NOTICE:  placement 149
NOTICE:  placement 35
NOTICE:  placement 36
NOTICE:  placement 37
NOTICE:  placement 38
NOTICE:  placement 137
NOTICE:  placement 39
NOTICE:  placement 139
NOTICE:  placement 143

Collapse
Posted by Jonathan Ellis on
I guess warp_user_access is the function you're talking about?

the "where placement_id = 177" is in your subquery. it doesn't look like you need a subquery here; just do something like

select p.placement_id, count(pl.*) as whatever
from placements p, placement_log pl
where p.placement_id = pl.placement_id
  and p.placement_id = 177
  and warp_user_access(...)
group by p.placement_id
Still, PG could evaluate the warp_user_access before the placement_id = 177 if the planner thinks it can throw away more rows that way.

(I'm assuming there's more to this query than what you're showing because otherwise you don't need to join to the placements table at all to get your count...)

Collapse
Posted by Don Baccus on
select p.placement_id
from placements p, (select placement_id,count(*)
                    from placement_log log
                    where placement_id=177 group by placement_id) l where placement_id=p.placement_id and
 warp_user_access(0,'placement',p.placement_id); 
It looks like it is calling the function before doing the join, which in general isn't a terribly bad idea though it can be in certain cases. Actually it's probably doing the qualification while doing the join which results in the same thing (calling the function for every row in placements) but I'd have to dig around inside PG to be sure.
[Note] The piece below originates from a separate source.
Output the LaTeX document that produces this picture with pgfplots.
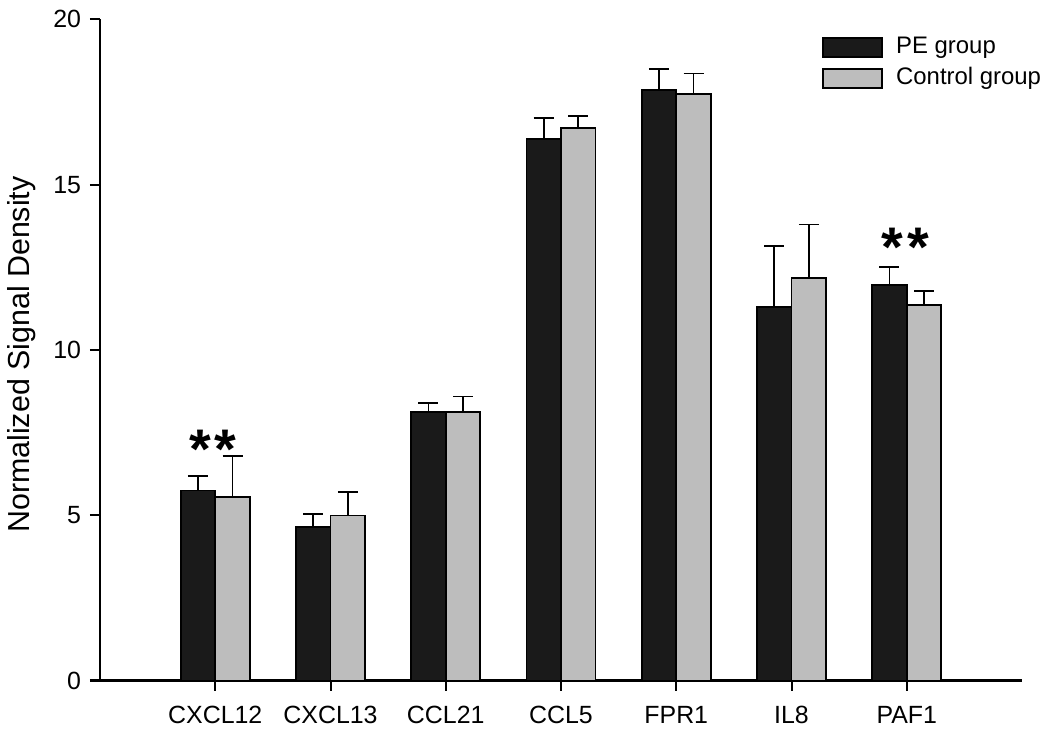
\documentclass[border=0pt]{standalone}
\usepackage{fontspec}
\setmainfont{Liberation Sans}
\usepackage{pgfplots}
\usepackage{pgfplotstable}
\pgfplotsset{compat=1.18}
\definecolor{pecol}{RGB}{26,26,26}
\definecolor{ctcol}{RGB}{189,189,189}
\pgfplotstableread{
x pe pee ct cte
0 5.75 0.43 5.54 1.24
1 4.64 0.39 4.99 0.71
2 8.11 0.29 8.11 0.48
3 16.38 0.63 16.70 0.37
4 17.87 0.62 17.73 0.63
5 11.29 1.85 12.17 1.62
6 11.96 0.55 11.35 0.44
}\data
\begin{document}
\begin{tikzpicture}
\useasboundingbox (-100bp,-52.5bp) rectangle (963bp,680.5bp);
\begin{axis}[
  at={(0,0)}, anchor=south west,
  scale only axis, width=922bp, height=661.2bp,
  xmin=-1, xmax=7, ymin=0, ymax=20,
  axis x line*=bottom, axis y line*=left,
  axis line style={line width=2bp, -},
  xtick={0,...,6},
  xticklabels={CXCL12,CXCL13,CCL21,CCL5,FPR1,IL8,PAF1},
  ytick={0,5,10,15,20},
  yticklabels={0\kern5.5bp,5\kern5.5bp,10\kern5.5bp,15\kern5.5bp,20\kern5.5bp},
  tick align=outside,
  major tick length=10bp,
  tick style={line width=2bp, black},
  xticklabel style={font=\fontsize{25}{29}\selectfont, yshift=-12bp},
  yticklabel style={font=\fontsize{25}{29}\selectfont},
  ylabel={Normalized Signal Density},
  every axis y label/.style={at={(axis description cs:-0.0846,0.493)}, rotate=90, anchor=center, font=\fontsize{30.5}{34}\selectfont},
  ybar=0pt, bar width=0.3,
  legend cell align=left,
  legend image code/.code={\draw[#1, line width=1.8bp] (0bp,-9.5bp) rectangle (59bp,9.5bp);},
  legend style={draw=none, fill=none, anchor=north west,
    at={(axis description cs:0.78,0.98)},
    font=\fontsize{24}{28}\selectfont,
    nodes={inner sep=2bp, text height=17bp, text depth=5bp},
    row sep=4.5bp,
    /tikz/every odd column/.append style={column sep=11bp}},
]
\addplot[ybar, bar shift=-0.15, fill=pecol, draw=black, line width=1.8bp,
  error bars/.cd, y dir=plus, y explicit,
  error bar style={line width=1.8bp, black},
  error mark options={rotate=90, line width=1.8bp, black, mark size=10bp}]
  table[x=x, y=pe, y error=pee] {\data};
\addlegendentry{PE group}
\addplot[ybar, bar shift=0.15, fill=ctcol, draw=black, line width=1.8bp,
  error bars/.cd, y dir=plus, y explicit,
  error bar style={line width=1.8bp, black},
  error mark options={rotate=90, line width=1.8bp, black, mark size=10bp}]
  table[x=x, y=ct, y error=cte] {\data};
\addlegendentry{Control group}
\node[font=\bfseries\fontsize{56}{56}\selectfont, yshift=-7bp] at (axis cs:-0.02,7.21) {*\hspace{4bp}*};
\node[font=\bfseries\fontsize{56}{56}\selectfont, yshift=-7bp] at (axis cs:5.99,13.32) {*\hspace{4bp}*};
\end{axis}
\end{tikzpicture}
\end{document}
If it makes you feel better Oracle frequently does the same thing.

Collapse
Posted by Vlad Seryakov on
Yes, this is a smal portion of the whole query i use, i retrieve more columns and i do not want to group by all of them.
i did notice this only when we got more than 100k records and the query became very slow. The trick here that subquery is used to do filtering, it is not fixed SQL statement it may contain more conditions.
It seems i need to figure out different method of doing this.
thanks
Collapse
Posted by Jonathan Ellis on
I agree that a large amount of GROUP BY columns is ugly, but I don't think it slows things down. May want to test that.

However you can also wrap things in another subquery to force the planner to do what you want:

select * from (
    select p.placement_id
    from placements p, (select placement_id,count(*)
                        from placement_log log
                        where placement_id=177 group by placement_id) l 
    where l.placement_id=p.placement_id
) as q1
where warp_user_access(0,'placement',p.placement_id); 
Collapse
Posted by Jonathan Ellis on
didn't proofread very well... that should of course be

where warp_user_access(0,'placement',q1.placement_id);

Collapse
Posted by Vlad Seryakov on
i tried this, it is the same, i did vacuum it helped for other queries but this one with GROUP BY still runs the functions for all records.
i sent question into pgsql mailing list too.
Collapse
Posted by David Walker on
  
select p.placement_id from placements p, (select  
placement_id,count(*),warp_user_access(0,'placement',p.placement_id)  
as warped_access from placement_log log where  
placement_id=177 group by placement_id) l where  
l.placement_id=p.placement_id and l.warped_access ;  

Try moving the function call into the select portion of a sub-query that is limited on placement_id. That way the function should only be executed for the placement_id(s) that are returned. Then refer to that alias in your outer query to limit on that.